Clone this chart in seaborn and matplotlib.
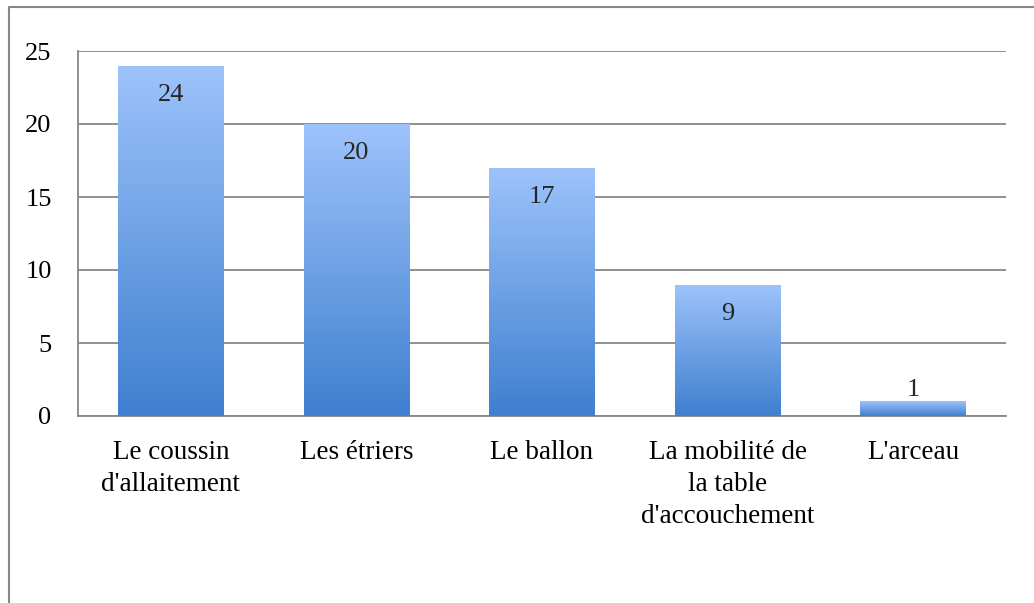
import numpy as np
import pandas as pd
import matplotlib
matplotlib.use("Agg")
import matplotlib.pyplot as plt
import seaborn as sns
from matplotlib.colors import LinearSegmentedColormap
from matplotlib.lines import Line2D

categories = ["Le coussin\nd'allaitement", "Les étriers", "Le ballon",
              "La mobilité de\nla table\nd'accouchement", "L'arceau"]
values = [24, 20, 17, 9, 1]
y_ticks = [0, 5, 10, 15, 20, 25]

df = pd.DataFrame({"item": categories, "count": values})

sns.set_theme(style="white")
plt.rcParams['font.family'] = ['Liberation Serif', 'DejaVu Serif']

fig = plt.figure(figsize=(10.34, 6.03), dpi=100)
ax = fig.add_axes([78 / 1034, 187 / 603, 928 / 1034, 365 / 603])

sns.barplot(data=df, x="item", y="count", color="#6a9be0", width=0.57,
            saturation=1, ax=ax, zorder=3)

# vertical gradient on each bar
grad = LinearSegmentedColormap.from_list("g", ["#3f7fcf", "#9dc3fb"])
gimg = np.linspace(0, 1, 256).reshape(-1, 1)
for p in ax.patches:
    x0, y0 = p.get_x(), p.get_y()
    w, h = p.get_width(), p.get_height()
    p.set_facecolor("none")
    p.set_edgecolor("none")
    im = ax.imshow(gimg, cmap=grad, origin="lower", aspect="auto",
                   extent=[x0, x0 + w, y0, y0 + h], zorder=3)
    im.set_clip_path(p)

ax.set_xlim(-0.5, 4.5)
ax.set_ylim(0, 25)
ax.set_yticks(y_ticks)
ax.set_yticklabels([str(t) for t in y_ticks])
ax.grid(axis="y", color="#878787", linewidth=1.3, zorder=0)
ax.set_axisbelow(True)
ax.set_xlabel("")
ax.set_ylabel("")
for s in ["top", "right"]:
    ax.spines[s].set_visible(False)
for s in ["left", "bottom"]:
    ax.spines[s].set_color("#878787")
    ax.spines[s].set_linewidth(1.3)
ax.tick_params(axis="y", labelsize=19, pad=19, length=0, colors="black")
ax.tick_params(axis="x", labelsize=19.5, pad=17, length=0, colors="black")
for lbl in ax.get_xticklabels():
    lbl.set_linespacing(1.38)

for i, v in enumerate(values):
    if v >= 3:
        ax.text(i, v - 2.0, str(v), ha="center", va="center", fontsize=19, zorder=5)
    else:
        ax.text(i, v + 0.75, str(v), ha="center", va="center", fontsize=19, zorder=5)

# outer frame
fig.add_artist(Line2D([9 / 1034, 9 / 1034, 1.0], [0.0, 1 - 7 / 603, 1 - 7 / 603],
                      transform=fig.transFigure, color="#878787", linewidth=1.5))

fig.savefig("out.png", dpi=100)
++++
TASK REQUIREMENTS -
All of the material above needs to be restated exactly, with no pictures.

SOLUTION TO THE EXERCISE -
Clone this chart in seaborn and matplotlib.
import numpy as np
import pandas as pd
import matplotlib
matplotlib.use("Agg")
import matplotlib.pyplot as plt
import seaborn as sns
from matplotlib.colors import LinearSegmentedColormap
from matplotlib.lines import Line2D

categories = ["Le coussin\nd'allaitement", "Les étriers", "Le ballon",
              "La mobilité de\nla table\nd'accouchement", "L'arceau"]
values = [24, 20, 17, 9, 1]
y_ticks = [0, 5, 10, 15, 20, 25]

df = pd.DataFrame({"item": categories, "count": values})

sns.set_theme(style="white")
plt.rcParams['font.family'] = ['Liberation Serif', 'DejaVu Serif']

fig = plt.figure(figsize=(10.34, 6.03), dpi=100)
ax = fig.add_axes([78 / 1034, 187 / 603, 928 / 1034, 365 / 603])

sns.barplot(data=df, x="item", y="count", color="#6a9be0", width=0.57,
            saturation=1, ax=ax, zorder=3)

# vertical gradient on each bar
grad = LinearSegmentedColormap.from_list("g", ["#3f7fcf", "#9dc3fb"])
gimg = np.linspace(0, 1, 256).reshape(-1, 1)
for p in ax.patches:
    x0, y0 = p.get_x(), p.get_y()
    w, h = p.get_width(), p.get_height()
    p.set_facecolor("none")
    p.set_edgecolor("none")
    im = ax.imshow(gimg, cmap=grad, origin="lower", aspect="auto",
                   extent=[x0, x0 + w, y0, y0 + h], zorder=3)
    im.set_clip_path(p)

ax.set_xlim(-0.5, 4.5)
ax.set_ylim(0, 25)
ax.set_yticks(y_ticks)
ax.set_yticklabels([str(t) for t in y_ticks])
ax.grid(axis="y", color="#878787", linewidth=1.3, zorder=0)
ax.set_axisbelow(True)
ax.set_xlabel("")
ax.set_ylabel("")
for s in ["top", "right"]:
    ax.spines[s].set_visible(False)
for s in ["left", "bottom"]:
    ax.spines[s].set_color("#878787")
    ax.spines[s].set_linewidth(1.3)
ax.tick_params(axis="y", labelsize=19, pad=19, length=0, colors="black")
ax.tick_params(axis="x", labelsize=19.5, pad=17, length=0, colors="black")
for lbl in ax.get_xticklabels():
    lbl.set_linespacing(1.38)

for i, v in enumerate(values):
    if v >= 3:
        ax.text(i, v - 2.0, str(v), ha="center", va="center", fontsize=19, zorder=5)
    else:
        ax.text(i, v + 0.75, str(v), ha="center", va="center", fontsize=19, zorder=5)

# outer frame
fig.add_artist(Line2D([9 / 1034, 9 / 1034, 1.0], [0.0, 1 - 7 / 603, 1 - 7 / 603],
                      transform=fig.transFigure, color="#878787", linewidth=1.5))

fig.savefig("out.png", dpi=100)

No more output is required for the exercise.